Japanese firms complain of tougher Chinese customs inspection
Agence France-Presse in Tokyo
China is tightening up customs inspections for Japanese products at its ports, firms said on Friday, as a diplomatic row over disputed islands appeared to spill over into multi-billion dollar trade ties.
The move comes after Chinese state media threatened economic retribution over Tokyo’s nationalisation of the Japanese-controlled Senkaku islands, which Beijing calls Diaoyu.
“We’ve heard from our staff in China that some Japanese products arriving in Chinese ports are facing a tightening of customs procedures,” Tsutomu Suehara, spokesman for Japanese trading house Sojitz, told AFP.
However, he added: “It’s not to the extent that it affects our business”.
Chinese customs took a similar route in 2010 when ties soured over the arrest of a Chinese trawlerman who had rammed two Japanese coastguard vessels.
At the time, Beijing also imposed an export quota on rare earth minerals -- vital components used in high-tech products ranging from flat-screen televisions to lasers and hybrid cars. China controls more than 95 percent of the global rare-earths market.
“Compared to 2010, when all Japanese products were targeted, this time the affected products are a lot fewer,” Suehara said.
Sojitz had been told tighter inspections were occurring in the ports of Tianjin and Qingdao, he said.
Another Japanese trading house, Itochu, said it had also learned of stricter customs inspections.
“We heard that inspections of freight from Japan are being tightened in Tianjin, Qingdao and other major ports,” an Itochu spokesman told AFP.
Transportation firm MOL Logistics said in a statement the number of customs inspections was “rising due to the worsening of Japan-China relations”.
Asked about the heightened inspections, Japanese industry and trade minister Yukio Edano said he expects China “to act in line with international rules”.
“We continue to gather information and are trying to confirm the facts. We will take appropriate measures depending on the situation,” he said.
The daily Asahi Shimbun reported Chinese customs officials were boosting their inspections in Tianjin, near Beijing, while the Mainichi Shimbun said freight was backing up in Shanghai because of a stricter regime.
“If Shanghai starts tightening inspections that would have a grave impact on Japanese firms, as the trading volume and the variety of items passing through there are a lot bigger than other ports,” Suehara said.
Despite two-way trade being worth US$342.9 billion last year, according to Chinese figures, relations between Asia’s two largest economies are often rocky, troubled by historical grievances and the festering territorial row.
The effects of the dispute were also being felt on the airline industry Friday, with former flag carrier Japan Airlines (JAL) seeing its recently relisted stocks plunge on the Tokyo bourse after it announced it was slashing services to China.

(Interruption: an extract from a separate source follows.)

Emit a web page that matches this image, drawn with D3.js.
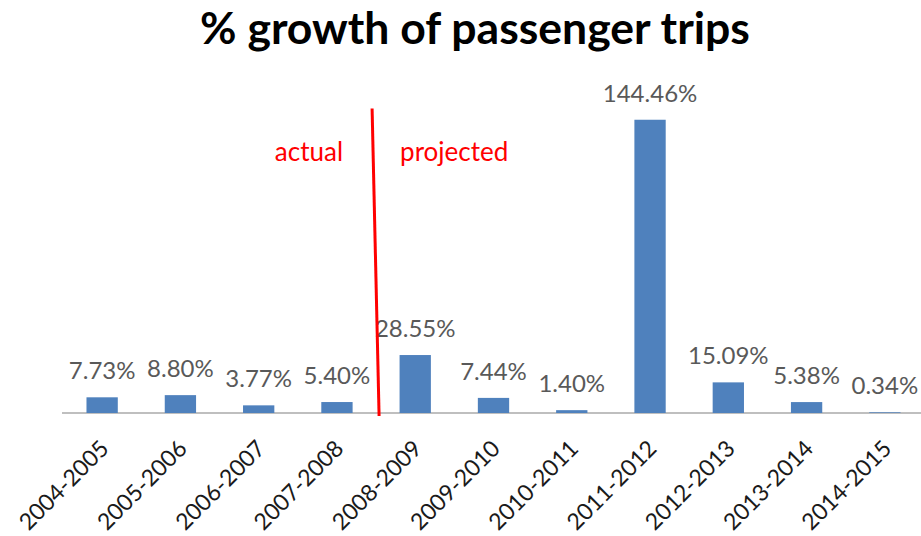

The stock closed 4.29 per cent lower in a rising market, hours after JAL said flights from Tokyo to Beijing will be halved and those to Shanghai will be cut by a third. The carrier will also halve its Osaka-Shanghai schedule.
The island row has rumbled for decades but flared again when the Japanese government said it had bought three of the uninhabited outcrops in the East China Sea.
Tens of thousands of anti-Japanese demonstrators rallied across China, with some vandalising Japanese shops and factories, forcing firms to shut or scale back production.
China has sent more than a dozen ships to waters close to the disputed islands, which lie on important sea lanes and near to believed oil reserves.